Touching the Moon
February 24, 2010
This is the Lunar Sample Return Facility at Johnson Space Center. Apollo 14 landed in the Fra Mauro formation, the intended site of Apollo 13. Sample 14003,96 was a contingency sample collected by the crew at the beginning of their first EVA in February 5, 1971. This returned sample was unopened by anyone in 38 years! Today is the great honour of touching the Moon.
Apollo samples are beyond priceless. Only by many months of applying and experimenting can one get a piece. 14003,96 is the largest sample ever released to researchers. The sample is handled here in the clean room, within a glovebox pressurised with nitrogen.
The sample is kept within this flying saucer-shaped container, sealed with many bolts. No one knows exactly what we will find within. Working within a glovebox is tricky, much like being on EVA. Removing the lid, we find 3 layers of heat-sealed plastic and another metal container.
Here is the first view of sample 14003,96. It will be used for some very important experiments.

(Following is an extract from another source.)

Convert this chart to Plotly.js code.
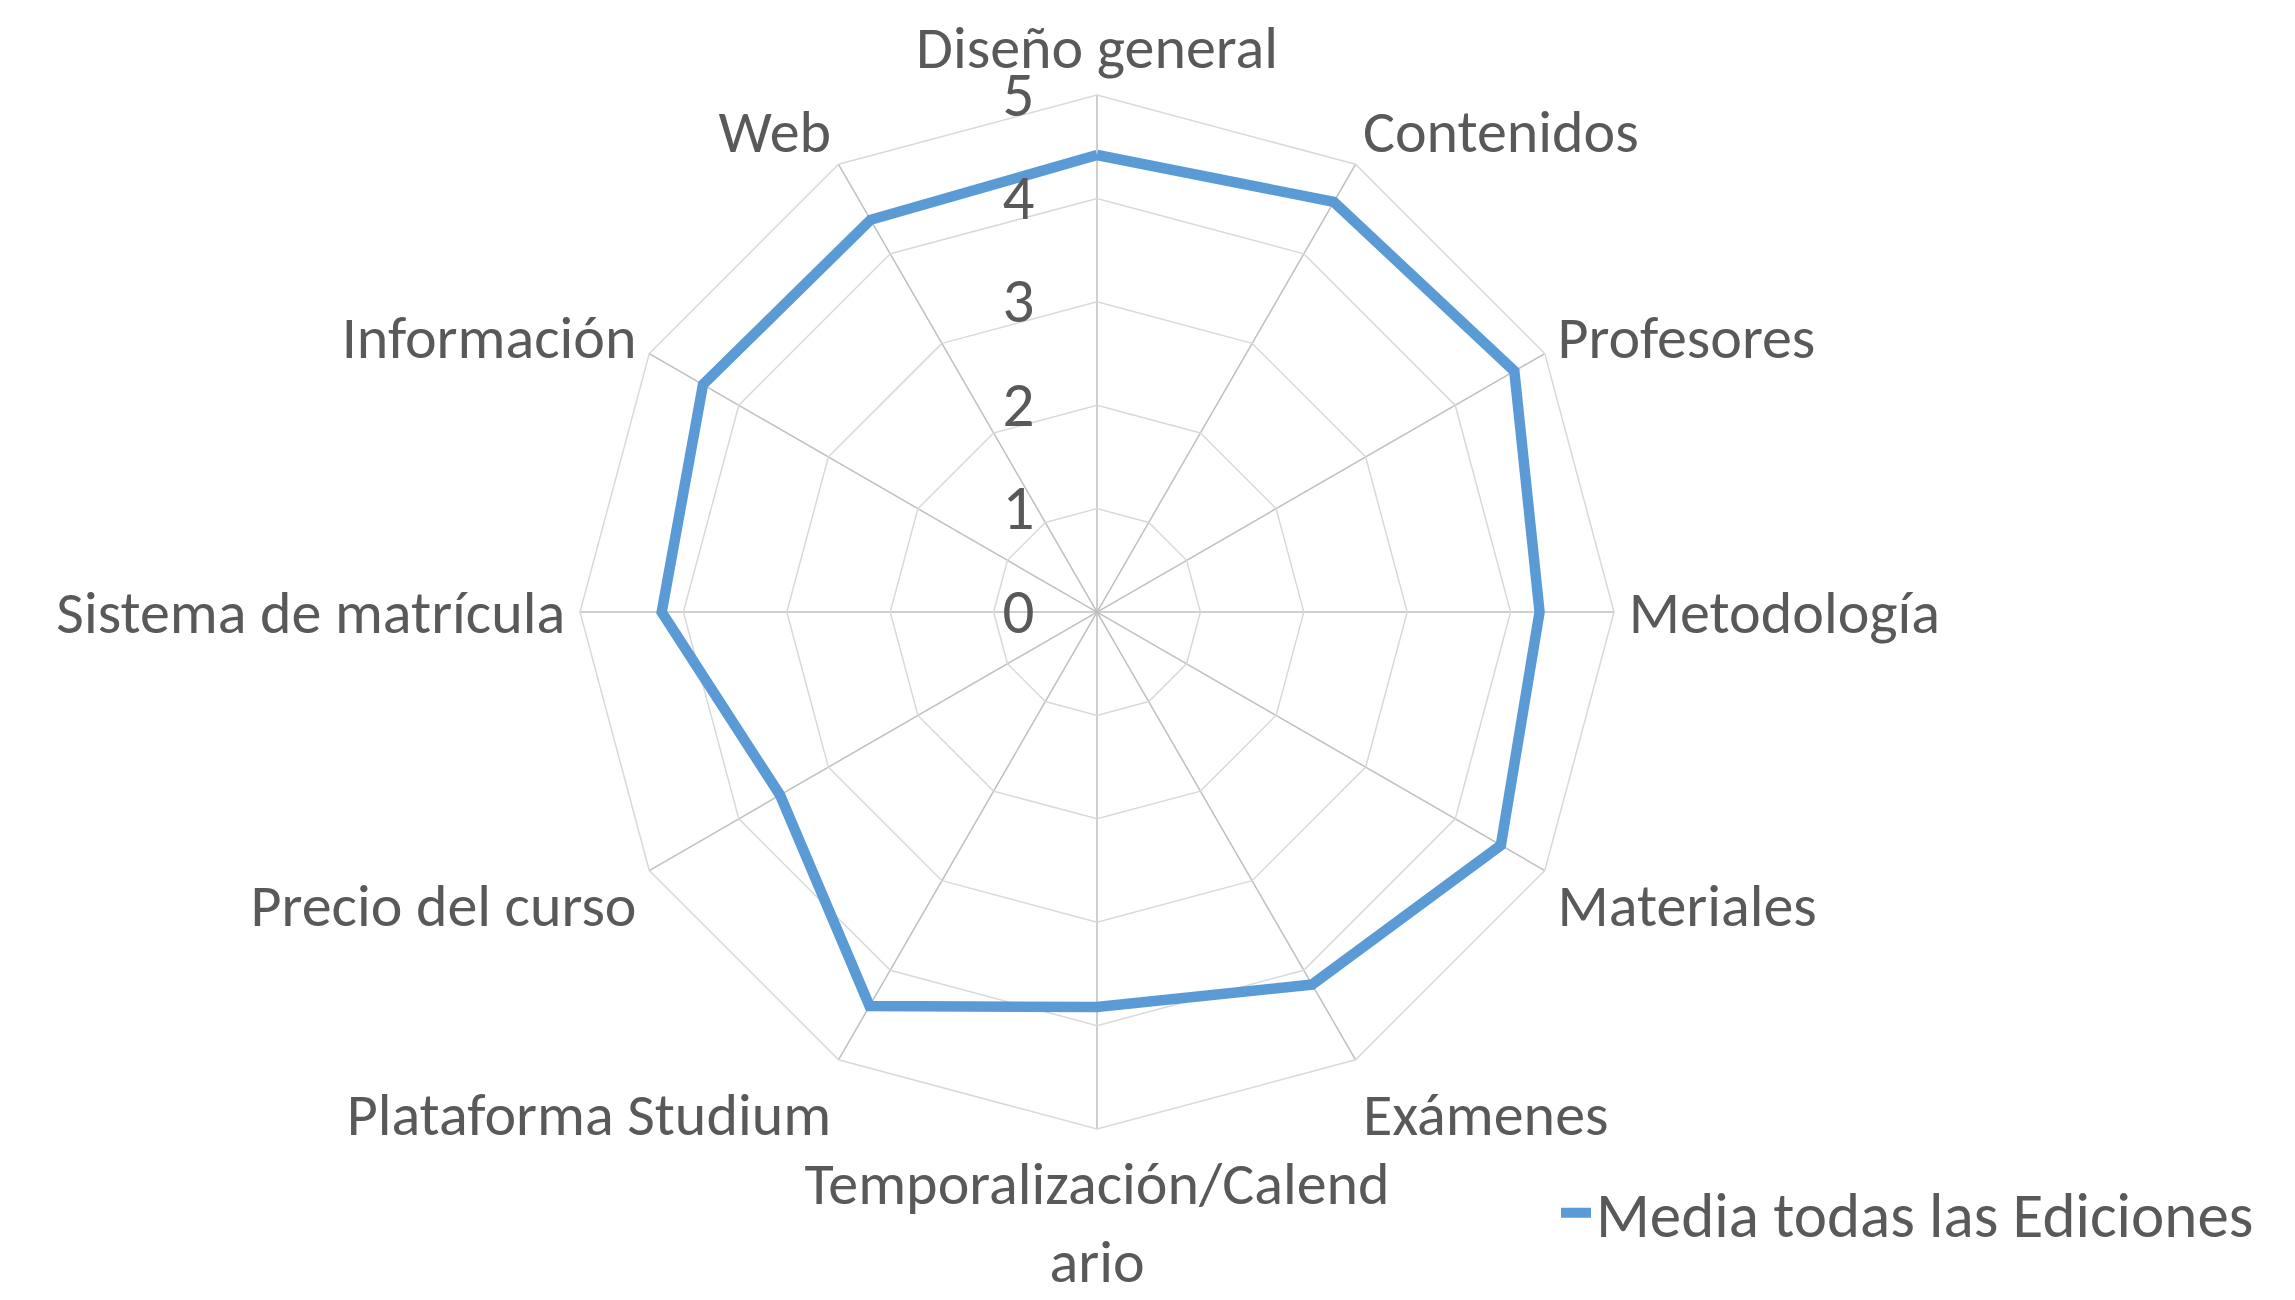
<!DOCTYPE html>
<html>
<head>
<meta charset="utf-8">
<script src="https://cdn.plot.ly/plotly-3.0.1.min.js"></script>
<style>html,body{margin:0;padding:0;background:#fff;}#chart{width:2295px;height:1300px;}</style>
</head>
<body>
<div id="chart"></div>
<script>
var categories = ["Diseño general", "Contenidos", "Profesores", "Metodología", "Materiales", "Exámenes",
  "Temporalización/Calendario", "Plataforma Studium", "Precio del curso", "Sistema de matrícula", "Información", "Web"];
var categoryLabels = ["Diseño general", "Contenidos", "Profesores", "Metodología", "Materiales", "Exámenes",
  "Temporalización/Calend<br>ario", "Plataforma Studium", "Precio del curso", "Sistema de matrícula", "Información", "Web"];
var mediaTodas = [4.42, 4.58, 4.66, 4.28, 4.51, 4.16, 3.82, 4.40, 3.54, 4.21, 4.40, 4.38];
var seriesName = "Media todas las Ediciones";
var radialTicks = [0, 1, 2, 3, 4, 5];

var FONT = "Calibri, Carlito, Lato, sans-serif";
var TXT = "#595959";
var FS = 60;

var trace = {
  type: "scatterpolar",
  mode: "lines",
  name: seriesName,
  r: mediaTodas.concat([mediaTodas[0]]),
  theta: categories.concat([categories[0]]),
  line: {color: "#5B9BD5", width: 10.5, shape: "linear"},
  hoverinfo: "skip"
};

var layout = {
  width: 2295, height: 1300,
  margin: {l: 0, r: 0, t: 0, b: 0},
  paper_bgcolor: "#ffffff",
  font: {family: FONT, color: TXT, size: FS},
  showlegend: true,
  legend: {
    x: 0.678, y: 0.067, xanchor: "left", yanchor: "middle",
    font: {family: FONT, size: 63, color: TXT},
    bgcolor: "rgba(0,0,0,0)",
    itemwidth: 30
  },
  polar: {
    domain: {x: [0.2527, 0.7033], y: [0.1315, 0.9269]},
    bgcolor: "#ffffff",
    gridshape: "linear",
    angularaxis: {
      type: "category",
      categoryarray: categories,
      tickvals: categories,
      ticktext: categoryLabels,
      direction: "clockwise",
      rotation: 90,
      showline: true,
      linecolor: "#d9d9d9",
      linewidth: 1.5,
      gridcolor: "#bfbfbf",
      gridwidth: 1.5,
      ticks: "outside",
      ticklen: 2,
      tickcolor: "rgba(0,0,0,0)",
      tickfont: {family: FONT, size: FS, color: TXT}
    },
    radialaxis: {
      range: [0, 5],
      tickvals: radialTicks,
      ticktext: radialTicks.map(String),
      angle: 90,
      side: "counterclockwise",
      showline: false,
      gridcolor: "#d9d9d9",
      gridwidth: 1.5,
      ticks: "outside",
      ticklen: 40,
      tickcolor: "rgba(0,0,0,0)",
      tickangle: 90,
      tickfont: {family: FONT, size: 63, color: TXT}
    }
  }
};

Plotly.newPlot("chart", [trace], layout, {displayModeBar: false, staticPlot: true});
</script>
</body>
</html>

Unlike Earth's surface, which has been renewed many times by plate tectonics, the lunar regolith is extremely ancient. The "Genesis Rock" found by Apollo 15 was 4.5 billion years old, nearly as ancient as the solar system. The lunar regolith is therefore a recorder of solar system history. It can give us a record of stellar variability, and whether dangerous supernovae have exploded nearby. Exploring the Moon is therefore valuable for uncovering Earth's history.
The regolith can also tell us how the Sun's luminosity has varied over time. The "Faint Young Sun" hypothesis claimed that the Sun has been slowly warming. According to this idea, 4 billion years ago Earth and Mars would have been frozen solid. Data from geology and paleontology does not support this hypothesis. Early in their history, both Earth and Mars were warm enough for liquid water and life.
The Sun turns fuel to energy according to E=mc^2. Because speed of light c has slowed over time, billions of years ago the Sun was nearly as bright as today. Evidence from Apollo missions to the lunar surface is smoking-gun evidence that the speed of light slows to this day. Whose pots are cracked now?